The purpose of Subhash Kak's work is however, not to narrate mythological events. He explains different aspects of the ritual and gives different definitions to the rites involved in it. Even if it is not clear if the consecrated horse is ultimately sacrificed, he puts a different interpretation on the animal sacrifice involved in the process. He asserts that the `sacrifice' is a symbolic performance and does not involve actual killing, and he quotes various Vedic texts to prove his point.
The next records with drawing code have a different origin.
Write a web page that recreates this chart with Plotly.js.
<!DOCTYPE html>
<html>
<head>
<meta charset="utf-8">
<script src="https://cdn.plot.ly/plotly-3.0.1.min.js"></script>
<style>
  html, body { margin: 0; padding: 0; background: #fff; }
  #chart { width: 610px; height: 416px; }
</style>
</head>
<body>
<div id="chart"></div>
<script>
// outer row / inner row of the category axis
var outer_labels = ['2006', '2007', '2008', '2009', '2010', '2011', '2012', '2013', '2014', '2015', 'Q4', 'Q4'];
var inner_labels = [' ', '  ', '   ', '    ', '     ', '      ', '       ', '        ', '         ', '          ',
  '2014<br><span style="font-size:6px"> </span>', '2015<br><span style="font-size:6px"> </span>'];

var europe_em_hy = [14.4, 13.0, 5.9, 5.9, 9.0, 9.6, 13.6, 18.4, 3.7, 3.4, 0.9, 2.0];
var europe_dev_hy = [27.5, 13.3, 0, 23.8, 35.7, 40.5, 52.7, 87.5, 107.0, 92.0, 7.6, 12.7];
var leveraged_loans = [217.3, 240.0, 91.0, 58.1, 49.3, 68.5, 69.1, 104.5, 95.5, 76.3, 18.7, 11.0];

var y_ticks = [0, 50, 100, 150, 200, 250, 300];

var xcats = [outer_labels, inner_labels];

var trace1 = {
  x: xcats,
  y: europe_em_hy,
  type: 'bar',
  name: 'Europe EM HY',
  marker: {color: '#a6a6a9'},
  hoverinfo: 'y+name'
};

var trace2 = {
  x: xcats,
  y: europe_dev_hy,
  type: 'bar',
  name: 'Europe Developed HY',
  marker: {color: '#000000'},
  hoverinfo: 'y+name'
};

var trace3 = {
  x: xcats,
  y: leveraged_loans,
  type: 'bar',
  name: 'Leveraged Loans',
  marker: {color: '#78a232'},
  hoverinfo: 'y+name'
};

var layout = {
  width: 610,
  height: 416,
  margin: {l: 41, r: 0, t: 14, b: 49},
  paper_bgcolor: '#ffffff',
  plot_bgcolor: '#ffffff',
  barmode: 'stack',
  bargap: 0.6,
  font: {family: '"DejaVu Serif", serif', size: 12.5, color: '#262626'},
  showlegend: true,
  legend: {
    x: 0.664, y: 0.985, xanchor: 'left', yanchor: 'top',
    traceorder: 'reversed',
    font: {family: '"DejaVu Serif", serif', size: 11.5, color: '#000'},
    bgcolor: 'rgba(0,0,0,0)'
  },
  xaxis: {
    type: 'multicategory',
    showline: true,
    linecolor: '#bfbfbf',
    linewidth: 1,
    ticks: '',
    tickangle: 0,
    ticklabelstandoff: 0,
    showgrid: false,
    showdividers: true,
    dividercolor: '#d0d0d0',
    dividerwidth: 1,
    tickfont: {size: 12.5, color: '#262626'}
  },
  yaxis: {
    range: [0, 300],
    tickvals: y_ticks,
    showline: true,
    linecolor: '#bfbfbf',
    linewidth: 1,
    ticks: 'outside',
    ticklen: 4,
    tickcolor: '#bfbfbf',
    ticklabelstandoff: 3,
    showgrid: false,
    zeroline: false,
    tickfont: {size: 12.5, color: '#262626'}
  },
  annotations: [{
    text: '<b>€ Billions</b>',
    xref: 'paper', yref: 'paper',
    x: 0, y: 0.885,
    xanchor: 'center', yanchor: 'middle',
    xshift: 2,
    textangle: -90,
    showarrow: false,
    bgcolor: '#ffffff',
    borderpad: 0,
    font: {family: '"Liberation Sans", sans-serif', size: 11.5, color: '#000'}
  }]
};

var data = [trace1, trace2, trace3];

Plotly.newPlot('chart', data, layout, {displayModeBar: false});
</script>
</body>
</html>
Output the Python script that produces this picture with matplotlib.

He maintains that the Ramayana and the Mahabharata only give a fragmentary account of the ritual. A chapter in Mahabharata is devoted to Yudhishthira's Asvamedha but very little is said about the ritual itself. Ramayana, he says, glosses over the ritual in a few verses. Kak describes Asvamedha and its symbolism to explain different aspects of the Vedic sacrifice system. He asks several questions and also gives the answers.
--- Sunday Tribune, Chandigarh, July 14, 2002

Asvamedha is a most important ritual of ancient India, narrated in Brahmanagranthas and afterwards in the Mahabharata and some Puranas... The detailed and dramatic rituals to be performed in these yajnas are very interesting and somewhat symbolic. Dr Kak has successfully described the rites of this yajna, and explained the logic of the rituals to be performed.
The book is beautifully edited and published and it will be helpful to the reader for understanding the mystic, cultural, and scientific basis of ancient Indian rituals.
--- Indu Sharma in Praci-Jyoti, vol. 35-6, pp. 200-203. An eminent scientist, historian and Vedic scholar, Subhash Kak, has taken up for discussion the rite, logic and significance of Asvamedha, the king of sacrifices... The author proclaims that there prevailed two points of view. One argued that violence is a part of nature and that sacrifice is a ritual enactment of violence. The opponents of this view argued that the ritual is an enactment of death and regeneration, which involves transformation.
Thus the domestic animals of the Asvamedha represent the physical centre and the wild animals the cognitive centre. The horse is the self that must be transformed in resonance with the rhythms of Rta (the cosmic order). The annual transformation is in harmony with the renewal of the Sun. In this way, the entire ritual is interpreted by the author on the spiritual plane.
--- Gauri P. Mahulikar in Indica, vol. 39, No. 2, September 2002, page 191. Though Vedic fire sacrifices continue to be performed, their scientific and conceptual basis is not well understood. Subhash Kak has done well to present the meaning of the Asvamedha sacrifice and place it in context.
--- Prema Nandakumar in Vedanta Kesari, November 2002, pages 42-43.